Hanagan is now the retained jockey for owner Hamdan Al Maktoum for whom he rode Taghrooda when winning the Oaks, his first Classic win. He decided to focus his career on quality rather than quantity and he has also won the Group 1 Eclipse on Mukhadram this year for the same owner. Taghrooda gets sex and age allowances as a three year old fillie and on her best form would go close to winning the Arc.
Japan’s racing community wants to win the Arc more than any other race in the world. Horses from that country have finished second on three occasions and another has finished third. The interest in the Arc is such that there will be Japanese language tote facilities at Longchamp on Sunday. While the British race goers will merrily eat and drink to excess race fans from Japan will act impeccably, even if in long queues to be paid out if one of their horses wins the Arc.

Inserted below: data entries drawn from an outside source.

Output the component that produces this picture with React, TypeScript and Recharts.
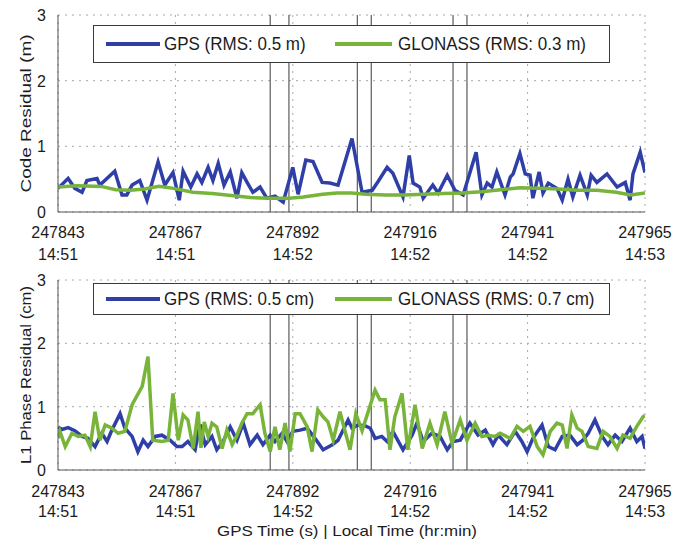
import React from 'react';
import { LineChart, Line, XAxis, YAxis, CartesianGrid, ReferenceLine, Legend } from 'recharts';

// GPS time of the first epoch; all sample times below are seconds after it
const T0 = 247843;

// Code residuals (m)
const codeGpsT = [0, 2.1, 3.5, 5.0, 6.0, 8.1, 8.7, 11.8, 13.3, 14.3, 15.4, 17.0, 18.5, 20.8, 22.2, 23.9, 25.2, 26.0, 27.6, 28.9, 29.9, 31.2, 32.2, 33.3, 34.5, 35.8, 37.2, 38.2, 39.3, 40.5, 42.0, 43.4, 45.1, 46.8, 48.8, 49.9, 51.5, 53.0, 54.9, 56.5, 58.2, 61.1, 63.2, 65.3, 66.5, 68.4, 69.6, 71.7, 73.0, 73.8, 75.2, 75.9, 77.9, 79.0, 80.9, 82.5, 84.2, 86.9, 88.1, 89.2, 90.2, 91.2, 92.9, 94.0, 94.6, 96.0, 97.1, 98.1, 98.7, 100.0, 100.8, 101.9, 103.7, 104.8, 106.0, 107.0, 108.5, 110.0, 110.8, 112.0, 114.1, 116.2, 117.9, 118.9, 119.5, 121.0, 122.0];
const codeGpsV = [0.36, 0.51, 0.36, 0.30, 0.48, 0.51, 0.41, 0.62, 0.26, 0.26, 0.41, 0.48, 0.18, 0.76, 0.41, 0.60, 0.18, 0.62, 0.38, 0.58, 0.45, 0.68, 0.48, 0.74, 0.41, 0.61, 0.21, 0.60, 0.45, 0.30, 0.38, 0.21, 0.24, 0.15, 0.68, 0.27, 0.79, 0.77, 0.45, 0.44, 0.41, 1.12, 0.30, 0.33, 0.46, 0.68, 0.59, 0.23, 0.86, 0.44, 0.38, 0.21, 0.41, 0.29, 0.56, 0.33, 0.26, 0.91, 0.26, 0.44, 0.38, 0.61, 0.26, 0.53, 0.58, 0.89, 0.58, 0.56, 0.21, 0.61, 0.29, 0.44, 0.36, 0.18, 0.50, 0.23, 0.56, 0.26, 0.56, 0.45, 0.58, 0.38, 0.45, 0.18, 0.58, 0.91, 0.60];
const codeGloT = [0, 4, 9, 12, 15, 18, 21, 24, 28, 32, 36, 40, 44, 48, 51, 55, 58, 61, 64, 68, 72, 76, 80, 84, 88, 92, 96, 100, 104, 108, 112, 116, 119, 122];
const codeGloV = [0.38, 0.40, 0.39, 0.34, 0.33, 0.35, 0.39, 0.36, 0.30, 0.28, 0.25, 0.22, 0.21, 0.21, 0.23, 0.27, 0.29, 0.29, 0.27, 0.26, 0.26, 0.27, 0.28, 0.29, 0.31, 0.34, 0.37, 0.36, 0.35, 0.33, 0.33, 0.30, 0.26, 0.29];

// L1 phase residuals (cm)
const phaseGpsT = [0, 0.8, 2.1, 3.5, 5.0, 6.2, 7.7, 9.1, 10.2, 11.2, 12.9, 13.9, 15.4, 16.6, 17.7, 18.7, 20.2, 21.6, 23.3, 24.7, 25.8, 27.0, 28.5, 29.5, 30.6, 32.0, 33.0, 34.3, 35.8, 37.2, 38.5, 39.9, 41.4, 42.6, 44.1, 45.1, 46.6, 47.6, 48.8, 50.3, 51.8, 53.4, 55.1, 57.0, 58.2, 60.3, 61.1, 62.4, 63.8, 64.9, 65.9, 67.3, 68.4, 69.6, 71.7, 73.6, 74.6, 75.9, 77.7, 79.4, 80.9, 82.1, 83.6, 85.6, 87.3, 88.8, 90.4, 91.5, 93.3, 95.0, 96.4, 97.5, 98.7, 100.6, 101.9, 103.3, 104.8, 106.4, 107.9, 109.1, 110.2, 111.6, 113.1, 114.3, 115.8, 117.2, 118.9, 120.3, 121.4, 122.0];
const phaseGpsV = [0.68, 0.64, 0.67, 0.62, 0.53, 0.50, 0.37, 0.58, 0.45, 0.63, 0.89, 0.66, 0.53, 0.29, 0.47, 0.37, 0.53, 0.55, 0.47, 0.37, 0.37, 0.45, 0.32, 0.72, 0.40, 0.53, 0.32, 0.45, 0.68, 0.47, 0.74, 0.40, 0.55, 0.40, 0.55, 0.45, 0.58, 0.45, 0.61, 0.63, 0.66, 0.50, 0.32, 0.40, 0.47, 0.79, 0.66, 0.71, 0.70, 0.66, 0.50, 0.53, 0.45, 0.61, 0.32, 0.55, 0.74, 0.45, 0.58, 0.53, 0.32, 0.45, 0.47, 0.74, 0.55, 0.63, 0.40, 0.55, 0.40, 0.61, 0.45, 0.29, 0.50, 0.71, 0.37, 0.32, 0.53, 0.55, 0.40, 0.47, 0.58, 0.79, 0.53, 0.40, 0.55, 0.45, 0.66, 0.45, 0.53, 0.34];
const phaseGloT = [0, 0.4, 1.5, 2.9, 4.2, 5.6, 6.7, 7.7, 8.7, 9.8, 11.2, 12.5, 13.9, 15.4, 17.5, 18.7, 19.7, 21.6, 22.9, 23.9, 25.0, 26.0, 27.0, 28.1, 29.1, 29.7, 30.4, 31.2, 32.0, 33.0, 34.1, 35.1, 36.2, 37.2, 38.2, 39.3, 40.5, 42.0, 43.0, 44.1, 45.1, 46.1, 47.2, 48.2, 49.3, 50.3, 51.8, 52.8, 54.0, 55.1, 56.1, 57.2, 58.6, 59.7, 60.7, 61.9, 63.2, 65.9, 66.9, 68.0, 69.0, 70.0, 71.5, 72.7, 74.2, 75.7, 77.3, 78.8, 80.4, 81.9, 83.6, 85.0, 86.7, 88.1, 89.4, 90.8, 91.9, 94.0, 95.4, 96.7, 98.1, 99.6, 100.8, 102.3, 103.7, 104.8, 105.8, 106.8, 107.9, 108.9, 110.2, 112.0, 113.3, 114.7, 116.2, 117.4, 118.9, 120.3, 121.6, 122.0];
const phaseGloV = [0.50, 0.61, 0.37, 0.58, 0.53, 0.55, 0.37, 0.92, 0.47, 0.71, 0.66, 0.58, 0.61, 1.03, 1.32, 1.79, 0.47, 0.45, 0.47, 1.21, 0.47, 0.87, 0.79, 0.34, 0.92, 0.35, 0.76, 0.53, 0.74, 0.68, 0.34, 0.63, 0.40, 0.55, 0.74, 0.89, 0.89, 1.03, 0.58, 0.29, 0.68, 0.32, 0.74, 0.29, 0.89, 0.89, 0.68, 0.29, 0.95, 0.84, 0.76, 0.47, 0.92, 0.60, 0.32, 0.89, 0.62, 1.26, 1.11, 1.11, 0.32, 0.84, 1.21, 0.32, 1.03, 0.34, 0.74, 0.40, 0.92, 0.42, 0.79, 0.47, 0.74, 0.53, 0.55, 0.53, 0.58, 0.50, 0.69, 0.61, 0.69, 0.37, 0.24, 0.61, 0.74, 0.71, 0.34, 0.87, 0.66, 0.61, 0.37, 0.34, 0.61, 0.53, 0.34, 0.55, 0.50, 0.69, 0.84, 0.86];

// epochs marked with vertical lines (s after T0)
const markerT = [44.1, 48.0, 62.2, 65.1, 82.1, 85.0];

const xTicks = [247843, 247867.4, 247891.8, 247916.2, 247940.6, 247965];
const gpsTickLabels = ['247843', '247867', '247892', '247916', '247941', '247965'];
const localTickLabels = ['14:51', '14:51', '14:52', '14:52', '14:52', '14:53'];
const yTicks = [0, 1, 2, 3];

const GPS_COLOR = '#2f3fa8';
const GLO_COLOR = '#78b43a';
const FONT = '"Liberation Sans", Arial, sans-serif';
const TEXT = '#1c1c1c';

const toPoints = (t: number[], v: number[]) => t.map((s, i) => ({ t: T0 + s, v: v[i] }));

const TimeTick = ({ x, y, index, row1, row2 }: any) => (
  <g transform={`translate(${x},${y})`}>
    <text textAnchor="middle" fontSize={16} fill={TEXT} fontFamily={FONT}>
      <tspan x={0} y={row1}>{gpsTickLabels[index]}</tspan>
      <tspan x={0} y={row2}>{localTickLabels[index]}</tspan>
    </text>
  </g>
);

const ValueTick = ({ x, y, payload }: any) => (
  <text x={x} y={y + 6} textAnchor="end" fontSize={16} fill={TEXT} fontFamily={FONT}>
    {payload.value}
  </text>
);

const YTitle = ({ viewBox, text, len }: any) => {
  const cx = 31;
  const cy = viewBox.y + viewBox.height / 2;
  return (
    <text
      x={cx}
      y={cy}
      transform={`rotate(-90, ${cx}, ${cy})`}
      textAnchor="middle"
      fontSize={15}
      fill={TEXT}
      fontFamily={FONT}
      textLength={len}
      lengthAdjust="spacingAndGlyphs"
    >
      {text}
    </text>
  );
};

const XTitle = () => (
  <text x={347} y={266} textAnchor="middle" fontSize={15} fill={TEXT} fontFamily={FONT} textLength={260} lengthAdjust="spacingAndGlyphs">
    GPS Time (s)  |  Local Time (hr:min)
  </text>
);

const LegendBox = ({ payload, boxHeight }: any) => {
  const slots = [
    { line: 12, w: 54, text: 70 },
    { line: 241, w: 57, text: 304 },
  ];
  const items = [...(payload || [])].sort((a: any) => (String(a.value).startsWith('GPS') ? -1 : 1));
  return (
    <div
      style={{
        position: 'relative',
        width: 517,
        height: boxHeight,
        boxSizing: 'border-box',
        border: '1px solid #3a3a3a',
        background: '#fff',
        fontFamily: FONT,
        color: TEXT,
      }}
    >
      {items.map((p: any, i: number) => (
        <React.Fragment key={p.value}>
          <div
            style={{
              position: 'absolute',
              left: slots[i].line,
              top: boxHeight / 2 - 3,
              width: slots[i].w,
              height: 4,
              background: p.color,
            }}
          />
          <div
            style={{
              position: 'absolute',
              left: slots[i].text,
              top: 0,
              height: boxHeight - 2,
              display: 'flex',
              alignItems: 'center',
              fontSize: 17,
              whiteSpace: 'nowrap',
              transform: 'scaleY(1.1)',
            }}
          >
            {p.value}
          </div>
        </React.Fragment>
      ))}
    </div>
  );
};

interface PanelProps {
  height: number;
  marginTop: number;
  axisHeight: number;
  gps: { t: number; v: number }[];
  glo: { t: number; v: number }[];
  gpsName: string;
  gloName: string;
  yTitle: string;
  yTitleLen: number;
  legendTop: number;
  legendHeight: number;
  tickRows: [number, number];
  xTitle?: boolean;
}

function Panel(p: PanelProps) {
  return (
    <LineChart width={685} height={p.height} margin={{ top: p.marginTop, right: 40, bottom: 0, left: 18 }}>
      <CartesianGrid strokeDasharray="2 5" stroke="#a8a8a8" />
      <XAxis
        type="number"
        dataKey="t"
        domain={[T0, 247965]}
        ticks={xTicks}
        interval={0}
        height={p.axisHeight}
        tickSize={0}
        tickMargin={0}
        tick={<TimeTick row1={p.tickRows[0]} row2={p.tickRows[1]} />}
        stroke="#555"
        allowDataOverflow
        label={p.xTitle ? <XTitle /> : undefined}
      />
      <YAxis
        type="number"
        domain={[0, 3]}
        ticks={yTicks}
        width={40}
        tickSize={0}
        tickMargin={12}
        tick={<ValueTick />}
        stroke="#555"
        label={<YTitle text={p.yTitle} len={p.yTitleLen} />}
      />
      {markerT.map((m) => (
        <ReferenceLine key={m} x={T0 + m} stroke="#3a3a3a" strokeWidth={1} />
      ))}
      <Line
        data={p.gps}
        dataKey="v"
        name={p.gpsName}
        stroke={GPS_COLOR}
        strokeWidth={3.5}
        dot={false}
        type="linear"
        isAnimationActive={false}
      />
      <Line
        data={p.glo}
        dataKey="v"
        name={p.gloName}
        stroke={GLO_COLOR}
        strokeWidth={3.5}
        dot={false}
        type="linear"
        isAnimationActive={false}
      />
      <Legend
        layout="horizontal"
        verticalAlign="middle"
        align="center"
        width={517}
        height={p.legendHeight}
        wrapperStyle={{ left: 93, top: p.legendTop }}
        content={<LegendBox boxHeight={p.legendHeight} />}
      />
    </LineChart>
  );
}

export default function App() {
  return (
    <div style={{ position: 'absolute', left: 0, top: 0, width: 685, height: 539, background: '#fff', fontFamily: FONT }}>
      <div style={{ position: 'absolute', left: 0, top: 0 }}>
        <Panel
          height={270}
          marginTop={15}
          axisHeight={58}
          gps={toPoints(codeGpsT, codeGpsV)}
          glo={toPoints(codeGloT, codeGloV)}
          gpsName="GPS (RMS: 0.5 m)"
          gloName="GLONASS (RMS: 0.3 m)"
          yTitle="Code Residual (m)"
          yTitleLen={158}
          legendTop={25}
          legendHeight={38}
          tickRows={[26, 48]}
        />
      </div>
      <div style={{ position: 'absolute', left: 0, top: 270 }}>
        <Panel
          height={269}
          marginTop={10}
          axisHeight={69}
          gps={toPoints(phaseGpsT, phaseGpsV)}
          glo={toPoints(phaseGloT, phaseGloV)}
          gpsName="GPS (RMS: 0.5 cm)"
          gloName="GLONASS (RMS: 0.7 cm)"
          yTitle="L1 Phase Residual (cm)"
          yTitleLen={178}
          legendTop={13}
          legendHeight={32}
          tickRows={[27, 46.5]}
          xTitle
        />
      </div>
    </div>
  );
}
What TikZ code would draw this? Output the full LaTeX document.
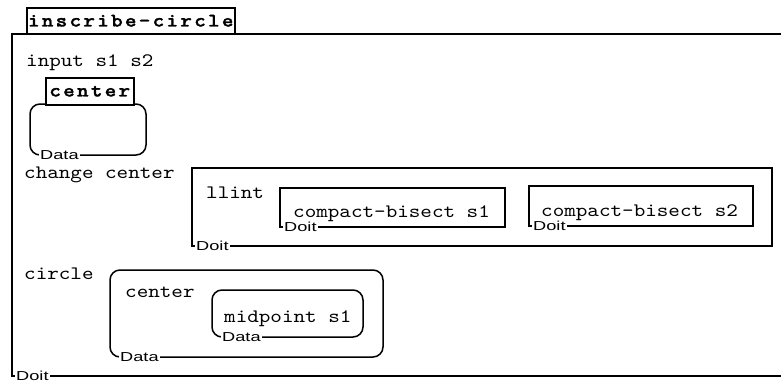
\documentclass[tikz,border=0pt]{standalone}
\usepackage{fontspec}
\setmonofont{lmmono10-regular.otf}[FakeStretch=1.16]
\newfontfamily\tagfont[FakeStretch=1.4]{Liberation Sans}
\newfontfamily\namefont{lmmonolt10-bold.otf}[FakeStretch=1.16,FakeBold=1.5,LetterSpace=12]
\tikzset{
  frame/.style={line width=1.5pt},
  tag/.style={font=\tagfont\fontsize{13}{13}\selectfont,fill=white,inner sep=1pt,anchor=west},
  code/.style={font=\ttfamily\fontsize{19}{19}\selectfont,anchor=base west,inner sep=0pt},
  namebox/.style={draw,line width=1.5pt,fill=white,font=\namefont\fontsize{19}{19}\selectfont,inner sep=0pt,anchor=north west}
}
\begin{document}
\begin{tikzpicture}[x=1pt,y=-1pt]
        \useasboundingbox (0,0) rectangle (781,383);
        % square frames (Doit)
        \foreach \xa/\ya/\xb/\yb/\n in {12/34/790/376/outer,192/168/772/246/llint,280/188/505/227/bisa,529/186/753/226/bisb}{
          \draw[frame] (\xa,\ya) rectangle (\xb,\yb);
          \node[tag] (doit-\n) at (\xa+3,\yb) {Doit};
        }
        % rounded frames (Data)
        \foreach \xa/\ya/\xb/\yb/\n in {30/104/146/155/input,110/270/383/357/circ,212/290/363/337/mid}{
          \draw[frame,rounded corners=10pt] (\xa,\ya) rectangle (\xb,\yb);
          \node[tag] (data-\n) at (\xa+9,\yb) {Data};
        }
        \node[namebox,minimum width=208pt,minimum height=26pt] (title) at (26,7) {inscribe-circle};
        \node[namebox,minimum width=88pt,minimum height=27pt] (centername) at (45,77) {center};
        \node[code] (input) at (26,66) {input s1 s2};
        \node[code] (change) at (24,178) {change center};
        \node[code] (llint) at (206,198) {llint};
        \node[code] (bisa) at (293,217) {compact-bisect s1};
        \node[code] (bisb) at (541,216) {compact-bisect s2};
        \node[code] (circ) at (24,279) {circle};
        \node[code] (center) at (125,297) {center};
        \node[code] (mid) at (224,322) {midpoint s1};
    \end{tikzpicture}
\end{document}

Just a Way is the world’s highest-rated turf horse after winning the Dubai Duty Free in March in extraordinary fashion. The horse is seen by the bookmaker as Japan’s leading chance and his trainer is confident of a big run from the five year old. Going is not a major concern as Just A Way is flexible and has no preference for fast or soft going. Despite a dry week the course at Longchamp will not be watered so the ground will be on the firm side of good.
Such conditions might not suit Gold Ship who wouldn’t want it too heavy but soft would play to the horse’s strengths. Gold Ship has won Japan’s midsummer all-age championship for the last two years but his temperament makes the choice of a jockey an important factor in his level of performance. Nori Yokoyama has done well on the horse and has the strong passion of his compatriots to win the Arc.
Harp Star relishes fast ground so it will be to her advantage if the dry and sunny weather continues up until the race on Sunday. The horse won two fillies’ Classics in Japan last year and was only beaten in the Japanese Oaks due to bad luck in running. The jockey will adopt waiting tactics which could make for a difficult passage to the front especially as Hanagan and Taghrooda could be several lengths in front inside the final furlong and approaching the winning post.